Şapka Devriminin Yıldönümü
26 Kasım giysilerimizi dönüştürmeyi amaçlayan Şapka Kanunu’nun yıldönümü.
Şapka giyme, kılık kıyafetteki değişiklikler ve batılı tarzda giyinme Atatürk’ün en başarılı ama bir o kadar da öksüz, değeri dile getirilmeyen devrimlerinden birisidir.
Muhafazakarlar hala şapka giyerek dinden çıktığımızı ya da kimliğimizi kaybettiğimizi iddia ederler. Atatürkçülerin bazıları da kılık kıyafet devrimini benimsedikleri halde şapka devrimine yapay bir hareket olarak bakarlar, bu devrimi vurgulayanlara gardrop Atatürkçüsü suçlamasını getirirler.
Kılık kıyafeti değiştirmek büyük bir iştir. Gerekli görülmeyebilir de: “Batının sanayisini, teknolojisini alsaydık ama kıyafetimizi değiştirmesek olmaz mıydı? Niye batıyı taklit ediyoruz ki?”
Kılık kıyafetle batının gücü, bilimi, teknolojisi arasında doğrudan bir ilişki yok. Ama batının bilimini, teknolojisini almak isteyen her ulusta, istisnasız kıyafetler değişiyor ve batıya yaklaşılıyor.
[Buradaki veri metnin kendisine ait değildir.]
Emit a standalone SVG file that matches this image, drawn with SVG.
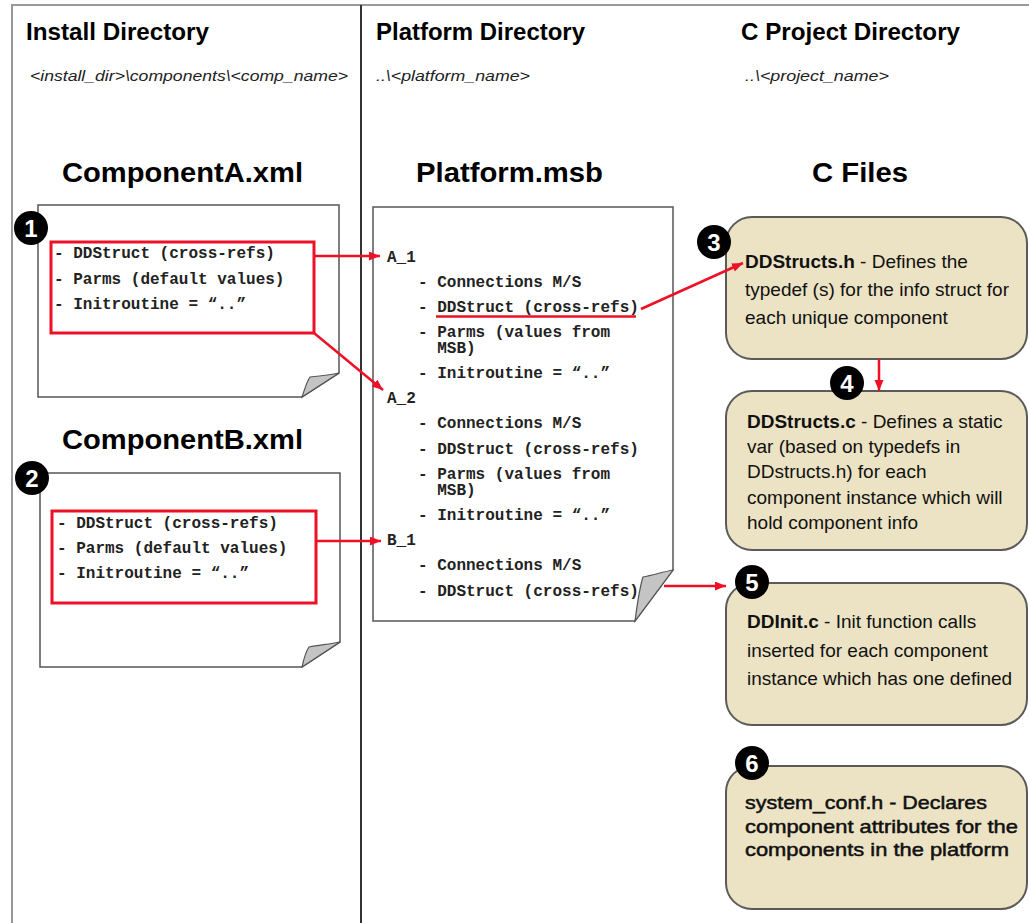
<svg xmlns="http://www.w3.org/2000/svg" width="1029" height="923" viewBox="0 0 1029 923">
<style>
.hdr{font-family:"Liberation Sans",Arial,sans-serif;font-weight:bold;font-size:23px;fill:#000}
.sub{font-family:"Liberation Sans",Arial,sans-serif;font-style:italic;font-size:14px;fill:#222}
.ttl{font-family:"Liberation Sans",Arial,sans-serif;font-weight:bold;font-size:28px;fill:#000}
.code{font-family:"Liberation Mono","Courier New",monospace;font-weight:bold;font-size:16px;fill:#222}
.doc{fill:#fff;stroke:#555;stroke-width:1.5}
.fold{fill:#c4c4c4;stroke:#555;stroke-width:1.2}
.redbox{fill:none;stroke:#ee1126;stroke-width:3}
.conn{stroke:#ee1126;stroke-width:2.5;fill:none}
.box{fill:#ebe3c4;stroke:#5a5a5a;stroke-width:2}
.btxt{font-family:"Liberation Sans",Arial,sans-serif;font-size:19px;fill:#111}
.b{font-weight:bold}
.badge{fill:#000}
.num{font-family:"Liberation Sans",Arial,sans-serif;font-weight:bold;font-size:24px;fill:#fff;text-anchor:middle}
.frame{stroke:#999;stroke-width:2;fill:none}
.div{stroke:#333;stroke-width:2;fill:none}
</style>
<defs>
<marker id="ah" markerUnits="userSpaceOnUse" markerWidth="12" markerHeight="10" refX="11" refY="4.5" orient="auto">
<path d="M0,0 L11,4.5 L0,9 Z" fill="#ee1126"/>
</marker>
</defs>
<rect width="1029" height="923" fill="#fff"/>
<g id="frame">
<path class="frame" d="M12,923 V5 H1029"/>
<path class="div" d="M361,5 V923"/>
</g>
<g id="headers">
<text class="hdr" x="26" y="40" textLength="183" lengthAdjust="spacingAndGlyphs">Install Directory</text>
<text class="hdr" x="376" y="40" textLength="209" lengthAdjust="spacingAndGlyphs">Platform Directory</text>
<text class="hdr" x="741" y="40" textLength="219" lengthAdjust="spacingAndGlyphs">C Project Directory</text>
<text class="sub" x="30" y="81" textLength="318" lengthAdjust="spacingAndGlyphs">&lt;install_dir&gt;\components\&lt;comp_name&gt;</text>
<text class="sub" x="376" y="81" textLength="154" lengthAdjust="spacingAndGlyphs">..\&lt;platform_name&gt;</text>
<text class="sub" x="745" y="81" textLength="144" lengthAdjust="spacingAndGlyphs">..\&lt;project_name&gt;</text>
<text class="ttl" x="62" y="182" textLength="241" lengthAdjust="spacingAndGlyphs">ComponentA.xml</text>
<text class="ttl" x="416" y="182" textLength="187" lengthAdjust="spacingAndGlyphs">Platform.msb</text>
<text class="ttl" x="812" y="182" textLength="96" lengthAdjust="spacingAndGlyphs">C Files</text>
<text class="ttl" x="62" y="449" textLength="241" lengthAdjust="spacingAndGlyphs">ComponentB.xml</text>
</g>
<g id="componentA">
<path class="doc" d="M38,205 H339 V373 L302,397 H38 Z"/>
<path class="fold" d="M302,397 C305,388 307,381 310,377 C320,376 330,375 339,373 Z"/>
<rect class="redbox" x="51" y="242" width="263" height="91"/>
<text class="code" x="54" y="258">- DDStruct (cross-refs)</text>
<text class="code" x="54" y="284">- Parms (default values)</text>
<text class="code" x="54" y="309">- Initroutine = “..”</text>
<circle class="badge" cx="31" cy="228" r="17"/>
<text class="num" x="31" y="237">1</text>
</g>
<g id="componentB">
<path class="doc" d="M40,473 H340 V642 L302,667 H40 Z"/>
<path class="fold" d="M302,667 C304,658 306,651 309,647 C320,645 330,644 340,642 Z"/>
<rect class="redbox" x="52" y="511" width="264" height="92"/>
<text class="code" x="57" y="528">- DDStruct (cross-refs)</text>
<text class="code" x="57" y="553">- Parms (default values)</text>
<text class="code" x="57" y="578">- Initroutine = “..”</text>
<circle class="badge" cx="32" cy="478" r="17"/>
<text class="num" x="32" y="487">2</text>
</g>
<g id="platform">
<path class="doc" d="M373,207 H673 V570 L635,621 H373 Z"/>
<path class="fold" d="M635,621 C637,606 640,586 643,577 C653,575 663,572 673,570 Z"/>
<text class="code" x="387" y="262">A_1</text>
<text class="code" x="418" y="287">- Connections M/S</text>
<text class="code" x="418" y="312">- DDStruct (cross-refs)</text>
<text class="code" x="418" y="337">- Parms (values from</text>
<text class="code" x="437.2" y="353">MSB)</text>
<text class="code" x="418" y="378">- Initroutine = “..”</text>
<text class="code" x="387" y="403">A_2</text>
<text class="code" x="418" y="428">- Connections M/S</text>
<text class="code" x="418" y="454">- DDStruct (cross-refs)</text>
<text class="code" x="418" y="479">- Parms (values from</text>
<text class="code" x="437.2" y="495">MSB)</text>
<text class="code" x="418" y="520">- Initroutine = “..”</text>
<text class="code" x="387" y="545">B_1</text>
<text class="code" x="418" y="570">- Connections M/S</text>
<text class="code" x="418" y="596">- DDStruct (cross-refs)</text>
<line x1="436" y1="316.5" x2="636" y2="316.5" stroke="#ee1126" stroke-width="2.5"/>
</g>
<g id="ddstructs_h">
<rect class="box" x="726" y="217" width="301" height="142" rx="26"/>
<text class="btxt" x="745" y="268"><tspan class="b">DDStructs.h</tspan> - Defines the</text>
<text class="btxt" x="745" y="296">typedef (s) for the info struct for</text>
<text class="btxt" x="745" y="324">each unique component</text>
<circle class="badge" cx="714" cy="242" r="17"/>
<text class="num" x="714" y="251">3</text>
</g>
<g id="ddstructs_c">
<rect class="box" x="726" y="391" width="301" height="159" rx="26"/>
<text class="btxt" x="747" y="428"><tspan class="b">DDStructs.c</tspan> - Defines a static</text>
<text class="btxt" x="747" y="453">var (based on typedefs in</text>
<text class="btxt" x="747" y="478">DDstructs.h) for each</text>
<text class="btxt" x="747" y="504">component instance which will</text>
<text class="btxt" x="747" y="529">hold component info</text>
<circle class="badge" cx="847" cy="383" r="17"/>
<text class="num" x="847" y="392">4</text>
</g>
<g id="ddinit_c">
<rect class="box" x="726" y="583" width="301" height="142" rx="26"/>
<text class="btxt" x="747" y="628"><tspan class="b">DDInit.c</tspan> - Init function calls</text>
<text class="btxt" x="747" y="657">inserted for each component</text>
<text class="btxt" x="747" y="685">instance which has one defined</text>
<circle class="badge" cx="752" cy="582" r="17"/>
<text class="num" x="752" y="591">5</text>
</g>
<g id="system_conf_h">
<rect class="box" x="726" y="766" width="301" height="143" rx="26"/>
<text class="btxt" x="745" y="809" stroke="#111" stroke-width="0.5" textLength="242" lengthAdjust="spacingAndGlyphs">system_conf.h - Declares</text>
<text class="btxt" x="745" y="833" stroke="#111" stroke-width="0.5" textLength="273" lengthAdjust="spacingAndGlyphs">component attributes for the</text>
<text class="btxt" x="745" y="856" stroke="#111" stroke-width="0.5" textLength="264" lengthAdjust="spacingAndGlyphs">components in the platform</text>
<circle class="badge" cx="752" cy="763" r="17"/>
<text class="num" x="752" y="772">6</text>
</g>
<g id="connectors">
<line class="conn" x1="314" y1="256" x2="380" y2="256" marker-end="url(#ah)"/>
<line class="conn" x1="314" y1="333" x2="383" y2="390" marker-end="url(#ah)"/>
<line class="conn" x1="316" y1="541" x2="381" y2="541" marker-end="url(#ah)"/>
<line class="conn" x1="641" y1="309" x2="743" y2="263" marker-end="url(#ah)"/>
<line class="conn" x1="879" y1="359" x2="879" y2="391" marker-end="url(#ah)"/>
<line class="conn" x1="664" y1="586" x2="726" y2="586" marker-end="url(#ah)"/>
</g>
</svg>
Japonya’nın gelişirken, büyürken, batıya yetişirken geleneklerini koruduğu düşünülür. Bu iddianın haklılık payı var, Japonya birçok bakımdan geleneksel. Ama İkinci Dünya Savaşı’na girilirken, çıkılırken büyük etkisi olan Japon İmparatoru Hirohito’nun kardeşleriyle birlikte 1921 yılında çektirdiği fotoğrafa bakalım:
Şu fotoğraf da yine 1921 yılında İngiltere ziyareti sırasında çekilmiş:
Bu da Hirohito’nun nişanlısıyla çektirdiği fotoğraf:
Japonlarla ilgili olarak son bir fotoğraf paylaşalım. 1980’lerin başından bu yana, her yıl Aralık ayında on bin Japon bir araya gelip Beethoven’ın 9. Senfonisinin en ünlü kısmını seslendiriyor:
Şimdi de geleneksel giysilere hep sahip çıktıkları düşünülen bir başka grup olan Araplara bakalım. Dubai şeyhinin İngiltere’de at yarışlarındaki fotoğrafı:
Bu da şeyhin eski karısıyla çektirdiği fotoğraf:
Suudi Prensi Salman hep geleneksel giysiler içinde. Peki çevresi?
Neden askerleri batılı üniformalara sahip?
Örnekler uzatılabilir. Şu gerçek değişmez: Kıyafet değişiminin kuramsal temeli zayıf olabilir ama günümüzde bir yere gelmek isteyen ve gelen toplumlar giysilerini değiştiriyor, batıyı taklit ediyor. Bu “taklit”in sakıncası yok. Her taklit eylemi kötü değildir. Batılıların kendi kendini dönüştürmek isteyenler için söyledikleri bir söz vardır: “Fake it till you make it” (Benimseyene kadar taklit edebilirsin, sahte davranabilirsin).
Şu da var: Batılıların giysisi nedir ki? Atatürk’ün benimsetmek istediği batılı tarzdaki giysiler kökeni çok eskilere dayanan giysiler değildir. Haçlı Seferlerine ilişkin resimlere bakarsanız haç ve hilal gibi şeyler dışında iki tarafın erkeklerinin kadın giysileri gibi uzun giysiler giydiğini görürüz. Şu anda batılıların giysisi dediğimiz şey onlarda da hep değişime uğramış giysilerdir.